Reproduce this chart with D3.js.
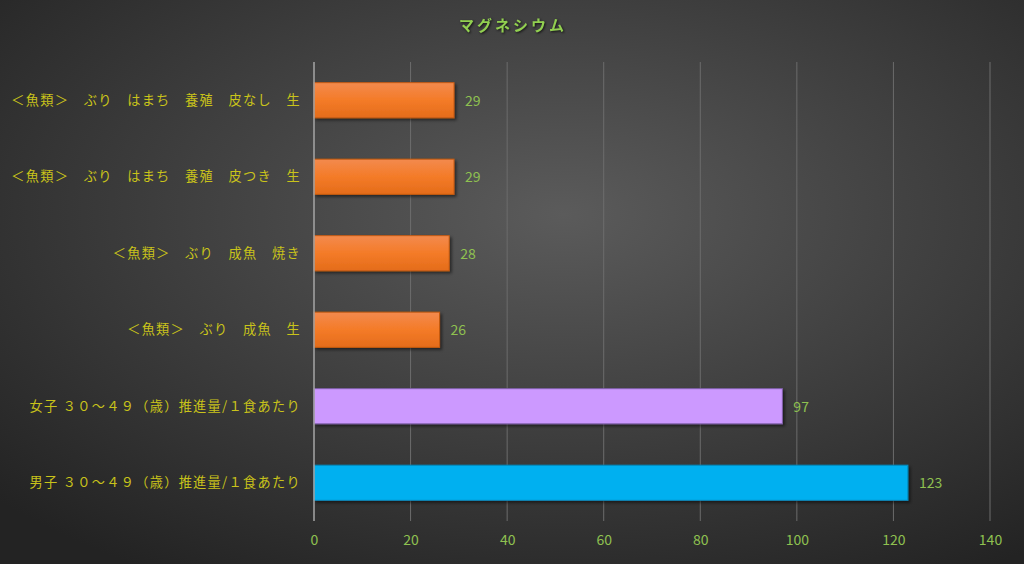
<!DOCTYPE html>
<html>
<head>
<meta charset="utf-8">
<script src="https://cdn.jsdelivr.net/npm/d3@7"></script>
<style>
  html, body { margin: 0; padding: 0; background: #333; }
  svg { display: block; font-family: "Noto Sans CJK JP", "Noto Sans", sans-serif; }
</style>
</head>
<body>
<svg width="1024" height="564"></svg>
<script>
const categories = [
  "＜魚類＞　ぶり　はまち　養殖　皮なし　生",
  "＜魚類＞　ぶり　はまち　養殖　皮つき　生",
  "＜魚類＞　ぶり　成魚　焼き",
  "＜魚類＞　ぶり　成魚　生",
  "女子 ３０～４９（歳）推進量/１食あたり",
  "男子 ３０～４９（歳）推進量/１食あたり"
];
const values = [29, 29, 28, 26, 97, 123];
const barKinds = ["fish", "fish", "fish", "fish", "female", "male"];
const xTicks = [0, 20, 40, 60, 80, 100, 120, 140];
const title = "マグネシウム";

const svg = d3.select("svg");
const W = 1024, H = 564;
const margin = { left: 314, right: 34, top: 62, bottom: 43 };

const defs = svg.append("defs");
const bg = defs.append("radialGradient").attr("id", "bg")
  .attr("cx", "55%").attr("cy", "38%").attr("r", "75%");
bg.append("stop").attr("offset", "0%").attr("stop-color", "#5b5b5b");
bg.append("stop").attr("offset", "100%").attr("stop-color", "#232323");

const og = defs.append("linearGradient").attr("id", "orange")
  .attr("x1", 0).attr("y1", 0).attr("x2", 0).attr("y2", 1);
og.append("stop").attr("offset", "0%").attr("stop-color", "#f38a4e");
og.append("stop").attr("offset", "50%").attr("stop-color", "#f47b28");
og.append("stop").attr("offset", "100%").attr("stop-color", "#e46c1a");

const shadow = defs.append("filter").attr("id", "shadow")
  .attr("x", "-10%").attr("y", "-20%").attr("width", "130%").attr("height", "160%");
shadow.append("feDropShadow").attr("dx", 2).attr("dy", 2).attr("stdDeviation", 1.5)
  .attr("flood-color", "#000").attr("flood-opacity", 0.5);

svg.append("rect").attr("width", W).attr("height", H).attr("fill", "url(#bg)");

const x = d3.scaleLinear().domain([0, 140]).range([margin.left, W - margin.right]);
const y = d3.scaleBand().domain(categories).range([margin.top, H - margin.bottom]).paddingInner(0.54).paddingOuter(0.27);

// gridlines
svg.append("g").selectAll("line").data(xTicks.slice(1)).join("line")
  .attr("x1", d => x(d)).attr("x2", d => x(d))
  .attr("y1", margin.top).attr("y2", H - margin.bottom)
  .attr("stroke", "#6c6c6c").attr("stroke-width", 1);

const fills = { fish: "url(#orange)", female: "#cc99ff", male: "#00b0f0" };
const strokes = { fish: "#c55a11", female: "#7f5fa8", male: "#0a86b8" };

svg.append("g").selectAll("rect").data(values).join("rect")
  .attr("x", x(0))
  .attr("y", (d, i) => y(categories[i]))
  .attr("width", d => x(d) - x(0))
  .attr("height", y.bandwidth())
  .attr("fill", (d, i) => fills[barKinds[i]])
  .attr("stroke", (d, i) => strokes[barKinds[i]])
  .attr("stroke-width", 1)
  .attr("filter", "url(#shadow)");

// zero axis line
svg.append("line")
  .attr("x1", x(0)).attr("x2", x(0))
  .attr("y1", margin.top).attr("y2", H - margin.bottom)
  .attr("stroke", "#a6a6a6").attr("stroke-width", 1.5);

// value labels
svg.append("g").selectAll("text").data(values).join("text")
  .attr("x", d => x(d) + 11)
  .attr("y", (d, i) => y(categories[i]) + y.bandwidth() / 2)
  .attr("dy", "0.38em")
  .attr("fill", "#8fc150")
  .attr("font-size", 14)
  .text(d => d);

// category labels
svg.append("g").selectAll("text").data(categories).join("text")
  .attr("x", margin.left - 13)
  .attr("y", d => y(d) + y.bandwidth() / 2)
  .attr("dy", "0.35em")
  .attr("text-anchor", "end")
  .attr("fill", "#c9c31a")
  .attr("font-size", 13.2)
  .attr("letter-spacing", 1.3)
  .text(d => d);

// x axis tick labels
const xAxis = d3.axisBottom(x).tickValues(xTicks).tickSize(0).tickPadding(14);
const gx = svg.append("g").attr("transform", `translate(0,${H - margin.bottom})`).call(xAxis);
gx.select(".domain").remove();
gx.selectAll("text").attr("fill", "#8fc150").attr("font-size", 14)
  .attr("font-family", "\"Noto Sans CJK JP\", sans-serif");

// title
svg.append("text")
  .attr("x", 513).attr("y", 31)
  .attr("text-anchor", "middle")
  .attr("fill", "#92d050")
  .attr("font-size", 15)
  .attr("font-weight", "bold")
  .attr("letter-spacing", 3)
  .style("filter", "drop-shadow(1px 1px 1px rgba(0,0,0,0.7))")
  .text(title);
</script>
</body>
</html>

§ §

- **Problem description**: Quote, please, every line of the material above from its start through the line that has "const y = d3.scaleBand().domain(categories).range([margin.top, H", reproducing the words exactly and dropping any images.

- **Solution to this task**:
Reproduce this chart with D3.js.
<!DOCTYPE html>
<html>
<head>
<meta charset="utf-8">
<script src="https://cdn.jsdelivr.net/npm/d3@7"></script>
<style>
  html, body { margin: 0; padding: 0; background: #333; }
  svg { display: block; font-family: "Noto Sans CJK JP", "Noto Sans", sans-serif; }
</style>
</head>
<body>
<svg width="1024" height="564"></svg>
<script>
const categories = [
  "＜魚類＞　ぶり　はまち　養殖　皮なし　生",
  "＜魚類＞　ぶり　はまち　養殖　皮つき　生",
  "＜魚類＞　ぶり　成魚　焼き",
  "＜魚類＞　ぶり　成魚　生",
  "女子 ３０～４９（歳）推進量/１食あたり",
  "男子 ３０～４９（歳）推進量/１食あたり"
];
const values = [29, 29, 28, 26, 97, 123];
const barKinds = ["fish", "fish", "fish", "fish", "female", "male"];
const xTicks = [0, 20, 40, 60, 80, 100, 120, 140];
const title = "マグネシウム";

const svg = d3.select("svg");
const W = 1024, H = 564;
const margin = { left: 314, right: 34, top: 62, bottom: 43 };

const defs = svg.append("defs");
const bg = defs.append("radialGradient").attr("id", "bg")
  .attr("cx", "55%").attr("cy", "38%").attr("r", "75%");
bg.append("stop").attr("offset", "0%").attr("stop-color", "#5b5b5b");
bg.append("stop").attr("offset", "100%").attr("stop-color", "#232323");

const og = defs.append("linearGradient").attr("id", "orange")
  .attr("x1", 0).attr("y1", 0).attr("x2", 0).attr("y2", 1);
og.append("stop").attr("offset", "0%").attr("stop-color", "#f38a4e");
og.append("stop").attr("offset", "50%").attr("stop-color", "#f47b28");
og.append("stop").attr("offset", "100%").attr("stop-color", "#e46c1a");

const shadow = defs.append("filter").attr("id", "shadow")
  .attr("x", "-10%").attr("y", "-20%").attr("width", "130%").attr("height", "160%");
shadow.append("feDropShadow").attr("dx", 2).attr("dy", 2).attr("stdDeviation", 1.5)
  .attr("flood-color", "#000").attr("flood-opacity", 0.5);

svg.append("rect").attr("width", W).attr("height", H).attr("fill", "url(#bg)");

const x = d3.scaleLinear().domain([0, 140]).range([margin.left, W - margin.right]);
const y = d3.scaleBand().domain(categories).range([margin.top, H - margin.bottom]).paddingInner(0.54).paddingOuter(0.27);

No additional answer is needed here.